Hilfsvereine und Start-ups konkurrieren um die Ware
Annabell Lavigne, beim Verein Dons Solidaires für die Öffentlichkeitsarbeit zuständig, sitzt vor dem Laptop im Büro hinten in der Lagerhalle. Sie klickt den Onlinekatalog an – dort können Hilfsvereine Waren bestellen, die sie dann an Bedürftige verteilen.
„Gerade läuft wieder, wie jeden Sommer, unsere Aktion zum Schuljahresbeginn. Da bieten wir Schulhefte, Stifte und Ähnliches an. Spenden, die wir das ganze Jahr über zurückgelegt haben.“, erklärt sie. „Sehen Sie, bei jedem Produkt listen wir den herkömmlichen Ladenpreis auf und daneben steht der Bestellpreis für die Vereine, denn damit finanzieren sie einen Teil unserer Betriebskosten. Eines unserer Angebote: 20 Schachteln mit je 50 Kulis für 38 Euro – im Supermarkt würden sie 640 Euro kosten.“
Dons Solidaires ist die älteste und größte Organisation in Frankreich, die unverkaufte Konsumgüter einsammelt. Von ihrem Lager profitieren landesweit über 1000 Hilfsvereine für Bedürftige. Doch da Paris zunehmend auf Kreislaufwirtschaft setzt, kommt mittlerweile Konkurrenz auf, resümiert Annabell Lavigne.
Der Handel mit unverkaufter Ware wird lukrativer
Als 2016 per Gesetz verboten wurde, unverkaufte Lebensmittel zu zerstören, sind neue Akteure beim Kampf gegen die Vergeudung eingestiegen. Ein Gutteil verfolgt lukrative Ziele – Start-ups, die mit unverkauften Esswaren handeln. Dasselbe Phänomen ist seit Inkrafttreten der Loi Agec zu beobachten. Da ist das Wirtschaftssystem rund um unverkaufte Konsumgüter mächtig in Bewegung gekommen.

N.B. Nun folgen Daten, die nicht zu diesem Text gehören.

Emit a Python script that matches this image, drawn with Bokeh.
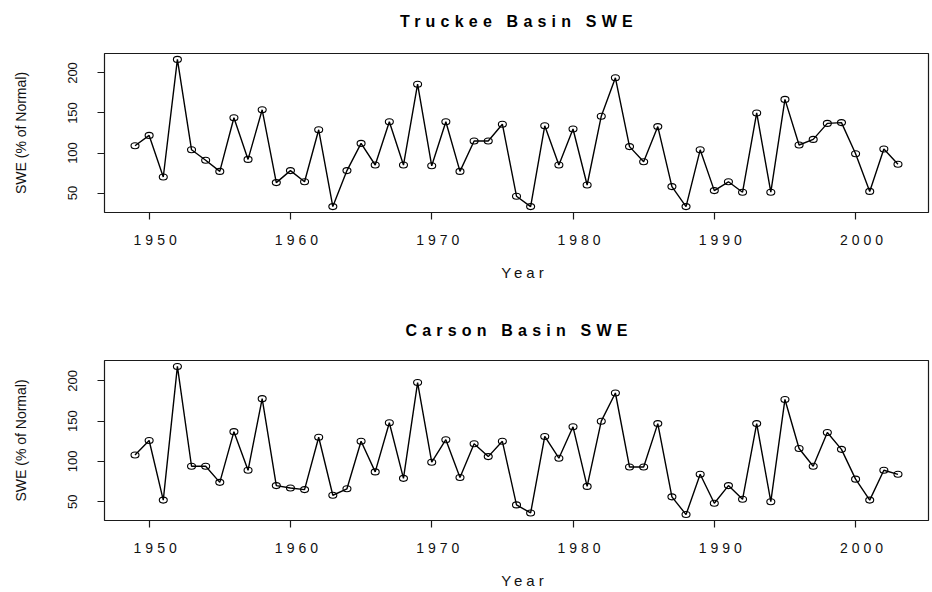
from bokeh.plotting import figure
from bokeh.layouts import column, row
from bokeh.models import ColumnDataSource, Range1d, FixedTicker, Div, CustomJSTickFormatter
from bokeh.embed import file_html
from bokeh.resources import INLINE

years = list(range(1949, 2004))

truckee = [109, 122, 70, 217, 104, 91, 77, 144, 92, 154,
           63, 78, 64, 129, 33, 78, 112, 85, 139, 85,
           186, 84, 139, 77, 115, 115, 136, 46, 33, 134,
           85, 130, 60, 146, 194, 108, 89, 133, 58, 33,
           104, 53, 64, 51, 150, 51, 167, 110, 117, 137,
           138, 99, 52, 105, 86]

carson = [108, 126, 52, 218, 94, 94, 74, 137, 89, 178,
          70, 67, 65, 130, 58, 66, 125, 87, 148, 79,
          198, 99, 127, 80, 122, 106, 125, 46, 36, 131,
          104, 143, 69, 150, 185, 93, 93, 147, 56, 34,
          84, 48, 70, 53, 147, 50, 177, 116, 94, 136,
          115, 78, 52, 89, 84]

x_ticks = [1950, 1960, 1970, 1980, 1990, 2000]
y_ticks = [50, 100, 150, 200]

FONT = "Liberation Sans"
INK = "#1a1a1a"

LABEL_W = 96      # strip holding the y tick labels and y title
PLOT_W = 836      # plot with box, ticks and x axis
FRAME_W = 824


def padded(vals, frac=0.04):
    lo, hi = min(vals), max(vals)
    pad = (hi - lo) * frac
    return Range1d(lo - pad, hi + pad)


def title_div(text, height, pad_top):
    html = (f'<div style="margin-left:{LABEL_W + 8 + 3}px; width:{FRAME_W}px; '
            f'text-align:center; padding-top:{pad_top}px; line-height:18px; '
            f"font-family:'{FONT}'; font-weight:bold; font-size:16px; "
            f'letter-spacing:5.2px; color:#000;">{text}</div>')
    return Div(text=html, width=932, height=height, margin=0)


def swe_panel(vals, border_top, frame_h, border_bottom):
    src = ColumnDataSource(dict(year=years, swe=vals))
    yr = padded(vals)
    h = border_top + frame_h + border_bottom

    # main plot: frame, series, ticks, x axis (spaced lettering like the device output)
    p = figure(width=PLOT_W, height=h, frame_width=FRAME_W, frame_height=frame_h,
               min_border_left=8, min_border_right=4,
               min_border_top=border_top, min_border_bottom=border_bottom,
               x_range=padded(years), y_range=yr,
               output_backend="svg", toolbar_location=None,
               styles={"letter-spacing": "4px"})

    p.line("year", "swe", source=src, line_color="black", line_width=1.4)
    p.ellipse("year", "swe", source=src, width=8, height=6,
              width_units="screen", height_units="screen",
              fill_color="white", fill_alpha=0.0,
              line_color="black", line_width=1.1)

    p.grid.visible = False
    p.outline_line_color = INK
    p.outline_line_width = 1.2

    xa = p.xaxis[0]
    xa.ticker = FixedTicker(ticks=x_ticks)
    xa.axis_line_color = None
    xa.major_tick_line_color = INK
    xa.major_tick_line_width = 1.2
    xa.major_tick_out = 7
    xa.major_tick_in = 0
    xa.minor_tick_line_color = None
    xa.major_label_text_font = FONT
    xa.major_label_text_font_size = "14px"
    xa.major_label_text_color = "#111111"
    xa.major_label_standoff = 15
    xa.axis_label = "Year"
    xa.axis_label_text_font = FONT
    xa.axis_label_text_font_size = "15px"
    xa.axis_label_text_font_style = "normal"
    xa.axis_label_text_color = "#111111"
    xa.axis_label_standoff = 16

    ya = p.yaxis[0]
    ya.ticker = FixedTicker(ticks=y_ticks)
    ya.formatter = CustomJSTickFormatter(code="return ''")
    ya.axis_line_color = None
    ya.major_tick_line_color = INK
    ya.major_tick_line_width = 1.2
    ya.major_tick_out = 7
    ya.major_tick_in = 0
    ya.minor_tick_line_color = None
    ya.major_label_standoff = 0
    ya.major_label_text_font_size = "1px"

    # left strip: y tick labels and y title, plain lettering
    q = figure(width=LABEL_W, height=h, frame_width=1, frame_height=frame_h,
               min_border_left=LABEL_W - 1, min_border_right=0,
               min_border_top=border_top, min_border_bottom=border_bottom,
               x_range=Range1d(0, 1), y_range=yr, x_axis_location=None,
               output_backend="svg", toolbar_location=None)
    q.grid.visible = False
    q.outline_line_color = None
    qa = q.yaxis[0]
    qa.ticker = FixedTicker(ticks=y_ticks)
    qa.axis_line_color = None
    qa.major_tick_line_color = None
    qa.major_tick_out = 0
    qa.major_tick_in = 0
    qa.minor_tick_line_color = None
    qa.major_label_orientation = "vertical"
    qa.major_label_text_font = FONT
    qa.major_label_text_font_size = "13px"
    qa.major_label_text_color = "#111111"
    qa.major_label_standoff = 18
    qa.axis_label = "SWE (% of Normal)"
    qa.axis_label_text_font = FONT
    qa.axis_label_text_font_size = "14px"
    qa.axis_label_text_font_style = "normal"
    qa.axis_label_text_color = "#111111"
    qa.axis_label_standoff = 37
    return row(q, p, spacing=0)


layout = column(
    title_div("Truckee Basin SWE", 40, 13),
    swe_panel(truckee, 13, 159, 84),
    title_div("Carson Basin SWE", 48, 26),
    swe_panel(carson, 16, 160, 72),
    spacing=0,
)
open("out.html", "w").write(file_html(layout, INLINE))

Wir als Mittler zwischen Unternehmen, die Neuware spenden, und den Hilfsvereinen stehen nun in Konkurrenz zu lukrativ ausgerichteten Start-ups. Die bieten Unternehmen eine ganze Palette an Lösungen zur Verwaltung unverkaufter Ware – bis hin zu Spenden an Vereine.
Annabell Lavigne
Per Videoclip weist die Regierung auf das Verbot der Zerstörung unverkaufter Konsumgüter hin. Vor allem bei kleinen und mittleren Unternehmen ist die Botschaft noch nicht unbedingt angekommen. Kontrolliert wird die korrekte Umsetzung des Gesetzes derzeit noch nicht, so die Umweltbehörde Ademe.
Bei der Nichtregierungsorganisation Zero Waste France, die für eine Zukunft mit möglichst wenig Müll kämpft, werde die französische Kreislaufwirtschafts-Politik sehr aufmerksam verfolgt, versichert Präsidentin Juliette Franquet.

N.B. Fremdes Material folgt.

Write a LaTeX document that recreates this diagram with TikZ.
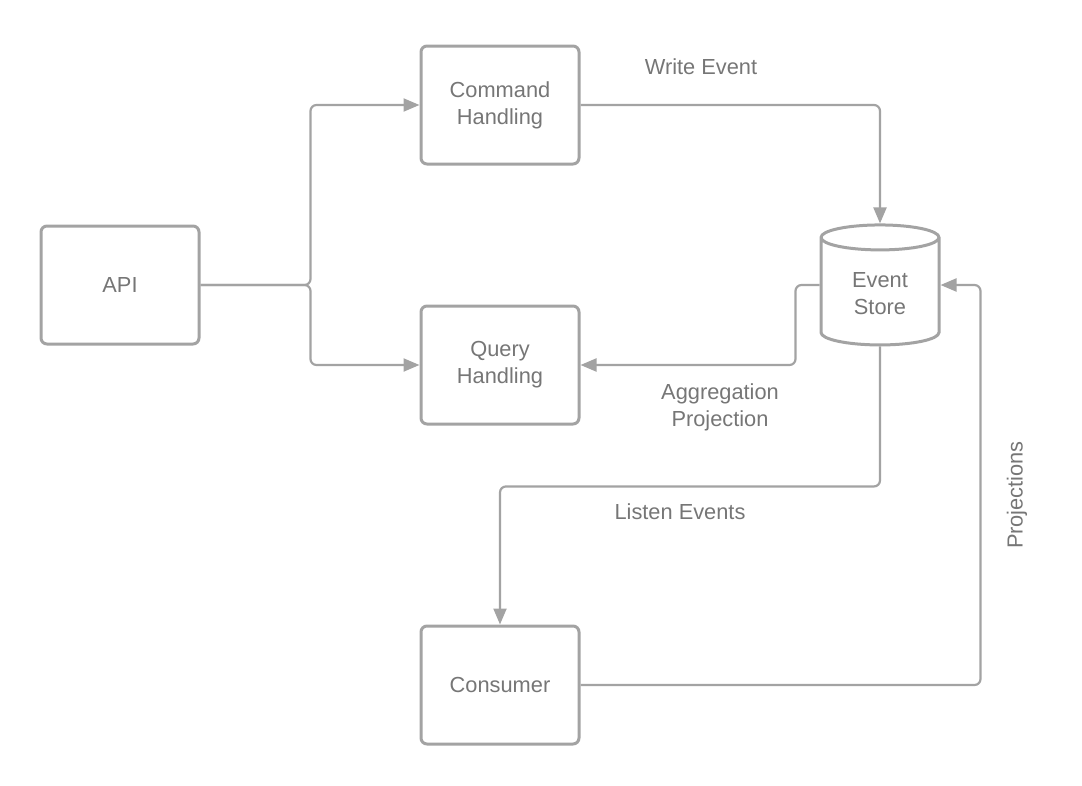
\documentclass[tikz,border=0pt]{standalone}
\usepackage{fontspec}
\setmainfont{Liberation Sans}
\usetikzlibrary{arrows.meta, positioning, shapes.geometric}
\definecolor{lineGray}{HTML}{A3A3A3}
\definecolor{textGray}{HTML}{767676}

\begin{document}
\begin{tikzpicture}[x=1pt, y=-1pt,
        box/.style={rectangle, draw=lineGray, line width=3pt, rounded corners=6pt, fill=white, minimum width=158pt, minimum height=118pt, align=center, text=textGray, font=\fontsize{21.8}{27}\selectfont},
        store/.style={cylinder, shape border rotate=90, aspect=0.4, draw=lineGray, line width=3pt, fill=white, minimum width=118pt, minimum height=120pt, align=center, text=textGray, font=\fontsize{21.8}{27}\selectfont},
        link/.style={-{Triangle[length=16pt, width=13pt]}, draw=lineGray, line width=2.2pt, rounded corners=6pt},
        lbl/.style={text=textGray, align=center, font=\fontsize{21.8}{27}\selectfont}
    ]
        \useasboundingbox (0,0) rectangle (1082,785);

        \node[box] (api) at (120,285) {API};
        \node[box] (cmd) at (500,105) {Command\\Handling};
        \node[box] (qry) at (500,365) {Query\\Handling};
        \node[box] (cons) at (500,685) {Consumer};
        \node[store] (es) at (880,294) {Event\\Store};

        % API to handlers
        \draw[link] (api.east) -- ++(110,0) |- (cmd.west);
        \draw[link] (api.east) -- ++(110,0) |- (qry.west);

        % Event store
        \draw[link] (cmd.east) -| (es.north);
        \draw[link] ([yshift=9pt]es.west) -- ++(-24,0) |- (qry.east);
        \draw[link] (es.south) -- ++(0,140) -| (cons.north);
        \draw[link] (cons.east) -- ++(400,0) |- ([yshift=9pt]es.east);

        % Labels
        \node[lbl] (writeLbl) at (701,67) {Write Event};
        \node[lbl] (aggLbl) at (720,407) {Aggregation\\Projection};
        \node[lbl] (listenLbl) at (680,512) {Listen Events};
        \node[lbl, rotate=90] (projLbl) at (1017,495) {Projections};
    \end{tikzpicture}
\end{document}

„Wir bekommen mit, dass die Loi Agec im Ausland als ziemlich symbolträchtig angesehen wird. Zu Recht: Einiges im Gesetz ist weltweit sehr innovativ. Dennoch ist der Text teilweise noch zu begrenzt und hat gewisse unerwünschte Auswirkungen“, sagt sie.
Wir als Lobbygruppe müssen am Ball bleiben, dafür sorgen, dass jedes Dekret so präzise, anspruchsvoll und verpflichtend wie irgend möglich formuliert wird. Es geht ja letztendlich darum, einen wirklichen strukturellen Wandel der Gesellschaft zu ermöglichen.
Juliette Franquet
Hoffen auf ein generelles Umdenken
Auch Pierre Galois von der Umweltbehörde Ademe hofft, das Verbot der Zerstörung von Neuware werde peu à peu ein generelles Umdenken einläuten.
„Es geht auch darum, wirklich zu erfassen, was mit unverkaufter Ware passiert, welche Verluste damit verbunden sind. Ist das klarer, werden die Hersteller wohl ihr Produktionssystem entsprechend korrigieren, um Verluste zu vermeiden und auch um ihr Image nicht zu gefährden. Denn bei hiesigen Verbraucherinnen und Verbrauchern kommt Vergeudung nicht mehr gut an“, sagt er.
Dank des Kreislaufwirtschaftsgesetzes blüht unverkauften Konsumgütern in Frankreich ein zweites Leben. Das aber löse nicht das wahre Grundproblem. Das sei die Überproduktion, stellt Experte Galio klar.
Zumindest kommt in Frankreich aktuell ein Teil der Überproduktion mittellosen Personen zugute. Auch dank der Aktivität des Vereins Dons Solidaires, erklärt Marketing-Chefin Annabell Lavigne.
„In Frankreich gibt es drei Millionen Personen, die sich Hygieneprodukte nicht in ausreichender Menge leisten können. Deshalb sind sie darauf angewiesen, sich bei Hilfsvereinen zu versorgen, und die zu beliefern, ist unsere Rolle.